Question: I have to create the linked list form the tree without using any extra pointers. The left pointer of the tree should be the previous pointer of the list and the right pointer of the tree should be the next pointer of the list.
What I thought off: Since the tree is an ordered tree, the inorder traversal would give me a sorted list. But while doing the inorder traversal I am not able to see, where and how to move the pointers to form a doubly linked list.
P.S I checked some variations of this question but none of them gave me any clues.
解決
It sounds like you need a method that accepts a Node reference to the root of the tree and returns a Node reference to the head of a circular list, where no new Node objects are created. I would approach this recursively, starting with the simple tree:
2
|
|-----|
1 3
You don't say whether the tree is guaranteed to be full, so we need to allow for 1 and/or 3 being null. The following method should work for this simple tree:
Node simpleTreeToList(Node root) {
if (root == null) {
return null;
}
Node left = root.left;
Node right = root.right;
Node head;
if (left == null) {
head = root;
} else {
head = left;
left.right = root;
// root.left is already correct
}
if (right == null) {
head.left = root;
root.right = head;
} else {
head.left = right;
right.right = head;
right.left = root;
}
return head;
}
Once it is clear how this works, it isn't too hard to generalize it to a recursive method that works for any tree. It is a very similar method:
Node treeToList(Node root) {
if (root == null) {
return null;
}
Node leftTree = treeToList(root.left);
Node rightTree = treeToList(root.right);
Node head;
if (leftTree == null) {
head = root;
} else {
head = leftTree;
leftTree.left.right = root;
root.left = leftTree.left;
}
if (rightTree == null) {
head.left = root;
root.right = head;
} else {
head.left = rightTree.left;
rightTree.left.right = head;
rightTree.left = root;
root.right = rightTree;
}
return head;
}
If I got all the link assignments covered correctly, this should be all you need.
他のヒント
Do an in-order traversal of the list, adding each list item to the doubly linked list as you encounter it. When done, add an explicit link between the first and last items.

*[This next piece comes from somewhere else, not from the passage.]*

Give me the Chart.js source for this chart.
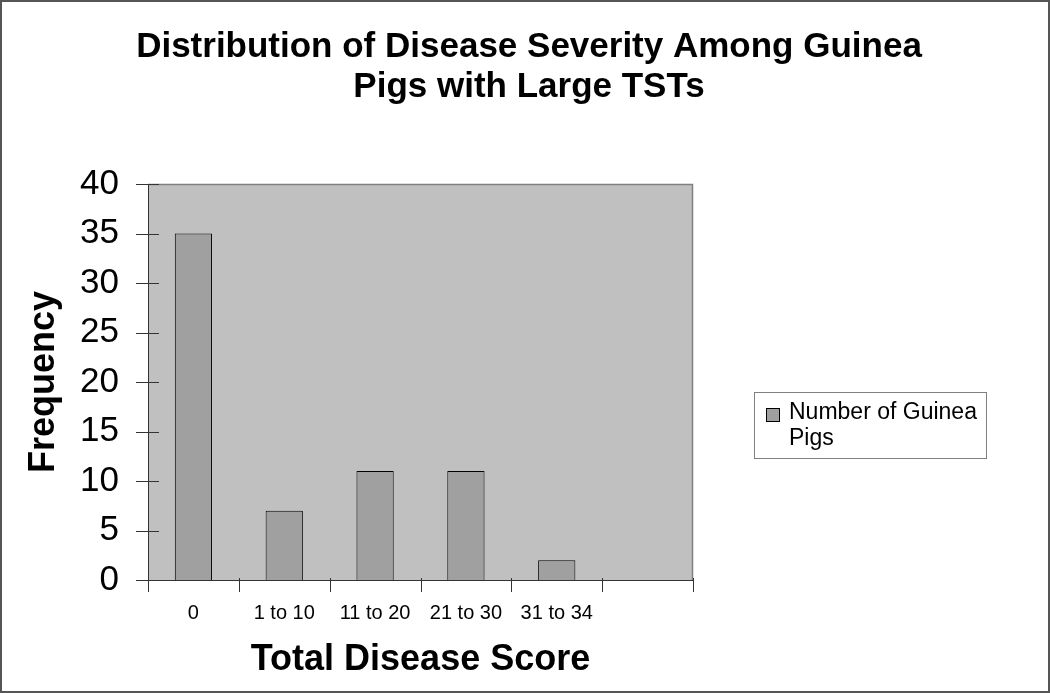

Update 3/6/2012: Since you must reuse the Node objects you already have, after you put the node objects into the the list, you can then iterate over the list and reset the left and right pointers of the Node objects to point to their siblings. Once that is done, you can get rid of the list and simply return the first node object.
This should also work:
NodeLL first = null;
NodeLL last = null;
private void convertToLL(NodeBST root) {
if (root == null) {
return;
}
NodeLL newNode = new NodeLL(root.data);
convertToLL(root.left);
final NodeLL l = last;
last = newNode;
if (l == null)
first = newNode;
else {
l.next = newNode;
last.prev = l;
}
convertToLL(root.right);
}
Let your recursion return the left and right end of formed list. Then you link your current node to the last of the left list, and first of the right list. Basic case it, when there is no left or right element, which is the node it self for both. Once all is done, you can link the first and last of the final result. Below is the java code.
static void convertToSortedList(TreeNode T){
TreeNode[] r = convertToSortedListHelper(T);
r[1].next = r[0];
r[0].prev= r[1];
}
static TreeNode[] convertToSortedListHelper(TreeNode T){
TreeNode[] ret = new TreeNode[2];
if (T == null) return ret;
if (T.left == null && T.right == null){
ret[0] = T;
ret[1] = T;
return ret;
}
TreeNode[] left = TreeNode.convertToSortedListHelper(T.left);
TreeNode[] right = TreeNode.convertToSortedListHelper(T.right);
if (left[1] != null) left[1].next = T;
T.prev = left[1];
T.next = right[0];
if (right[0] != null) right[0].prev = T;
ret[0] = left[0]==null? T:left[0];
ret[1] = right[1]==null? T:right[1];
return ret;
}
Add the following method to your Node class
public Node toLinked() {
Node leftmost = this, rightmost = this;
if (right != null) {
right = right.toLinked();
rightmost = right.left;
right.left = this;
}
if (left != null) {
leftmost = left.toLinked();
left = leftmost.left;
left.right = this;
}
leftmost.left = rightmost;
rightmost.right = leftmost;
return leftmost;
}
EDIT By maintaining the invariant that the list returned by toLinked() has the proper form, you can easily get the left- and rightmost nodes in the sublist returned by the recursive call on the subtrees
/* input: root of BST. Output: first node of a doubly linked sorted circular list. **Constraints**: do it in-place. */
public static Node transform(Node root){
if(root == null){
return null;
}
if(root.isLeaf()){
root.setRight(root);
root.setLeft(root);
return root;
}
Node firstLeft = transform(root.getLeft());
Node firstRight = transform(root.getRight());
Node lastLeft = firstLeft == null ? null : firstLeft.getLeft();
Node lastRight= firstRight == null ? null : firstRight.getLeft();
if(firstLeft != null){
lastLeft.setRight(root);
root.setLeft(lastLeft);
if(lastRight == null){
firstLeft.setLeft(root);
}
else{
firstLeft.setLeft(lastRight);
root.setRight(firstRight);
}
}
if(firstRight != null){
root.setRight(firstRight);
firstRight.setLeft(root);
if(lastLeft == null){
root.setLeft(lastRight);
lastRight.setLeft(root);
firstLeft = root;
}
else{
root.setLeft(lastLeft);
lastRight.setRight(firstLeft);
}
}
return firstLeft;
}